Lyrically, “Lakini’s Juice” is an example of when Kowalczyk’s religious imagery isn’t as bothersome or out of place. “I rushed the ladies room/ Took the water from the toilet/ Washed her feet and blessed her name,” he deadpans in a multi-tracked vocal delivery, a device that splits the difference between his near-otherworldly howl and a low, ominous grumble.

It is here as well that Kowalczyk is less direct and far less silly, weird or humorous with his lyrics. “Lakini’s Juice” uses brief, evocative and haunting fragments to not so much tell a story, or a narrative, but to place you within the context of a song cloaked in mystery.

Arguably, Live’s most successful song was the slow burning “Lightening Crashes,” a dramatic, sweeping ballad juxtaposing life and death and the spaces in between. Certainly, one would think that the band’s label was hoping for a few more of those on Secret Samadhi; “Turn My Head” is by no means a sequel or even as stirring and theatrical of a song, though it does its best to create something grandiose and swelling, making it the other moment on this album that, for the most part, works and has aged marginally well.

One could hesitate to call Live a “deep cuts” kind of band, however, there were certainly memorable songs off of both Throwing Copper and the band’s 1999 effort The Distance to Here that were not released as singles. Secret Samadhi is not a misfire, but from start to finish, it does have the capability to test the patience of a listener, thus limiting its enjoyability to that of its singles.

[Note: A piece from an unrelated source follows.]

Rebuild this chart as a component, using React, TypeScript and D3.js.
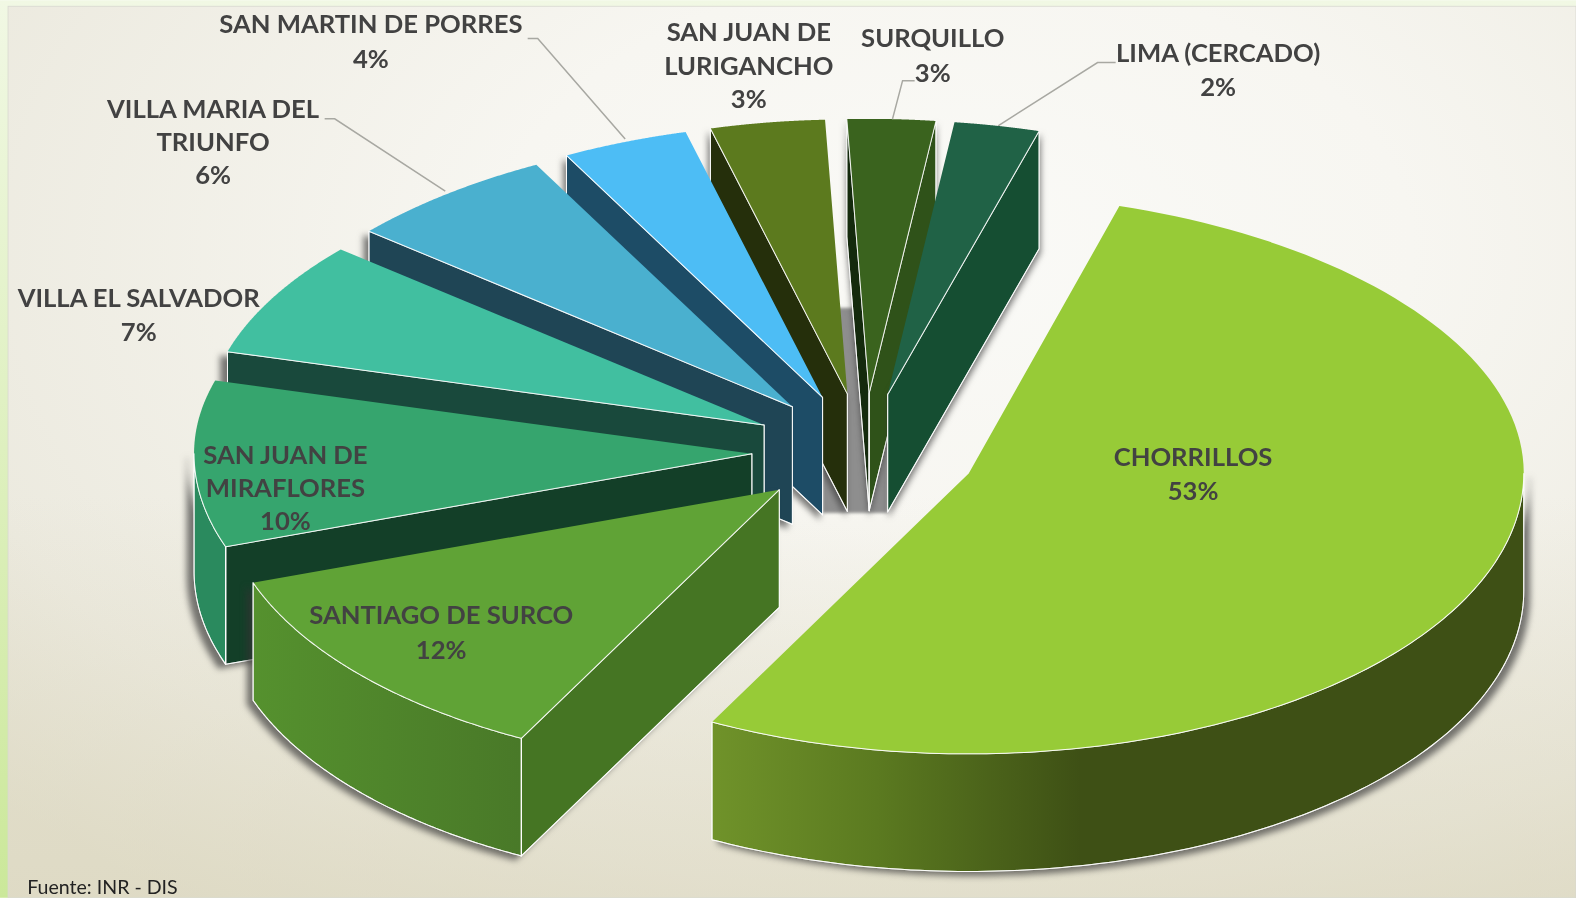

In the end, Secret Samadhi is the type of album that walks the tightrope between taking itself too seriously and not taking itself seriously at all. It’s a strange album, lacking anything resembling cohesion, but despite all that, it boasts a few standout moments that are worth revisiting 20 years later, whether you are still a longtime fan of the band (and pleased at their recent reunion announcement) or just a casual listener that still enjoys hearing “Lakini’s Juice” on a hard rock radio station.